What is the inciting incident that sparks a memoir? This question might apply to fiction writers too. It is any turning point in a life. For memoirists, Kaylie Jones says it’s the moment ‘the rock came through the window’; the day one’s life went ‘careening out of control’.
The inciting incident is a great place to start. Once we’ve identified our salient moment, the stage is set for unfolding of the narrative.
I might joke that I have an inciting incident every day (J). But for the purposes of memoir, it is the event that pertains to that one particular story you are writing.

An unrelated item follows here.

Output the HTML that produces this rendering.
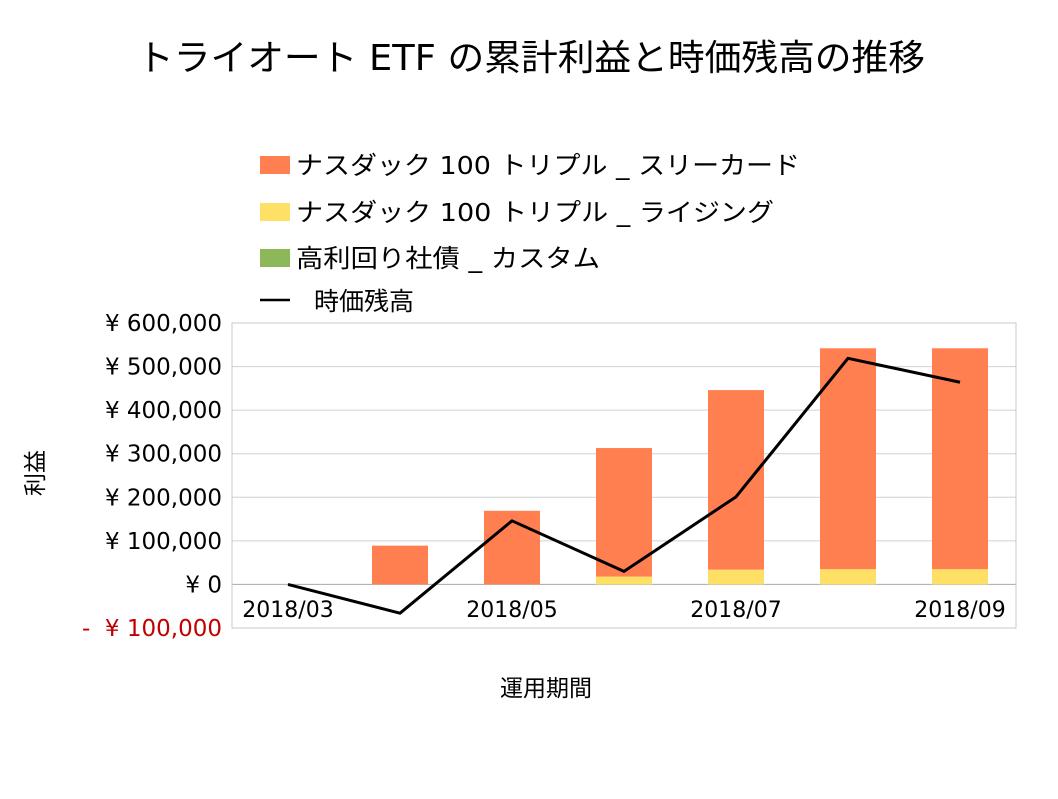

Pat Conroy, author of The Death of Santina, begins with the day his violent, fighter pilot father moved the whole family interstate on the eve of Pat’s graduation from his much beloved school. Cheryl Strayed pulled up stumps on her waitressing job after the death of her mother and the disintegration of her marriage, deciding to trek The Pacific Crest Trail alone.. Wild – according to the memoir’s blurb – is a ‘A Journey from Lost to Found.’
My ‘brick came through the window’ in a less visible moment when my dying, ex-servicemen father turned away from me on his hospital bed. In that instant I realised that my writing about the plight of returned soldiers and their families, was really about my relationship with him.
The inciting incident might be a little harder to spot in a work of fiction. Yet there must be an observation or event buried away somewhere that lies at the heart of the author’s idea, Together fiction and non-fiction writers will, each in their own way, nudge life’s narrative forward – as do our poets. More on them another time.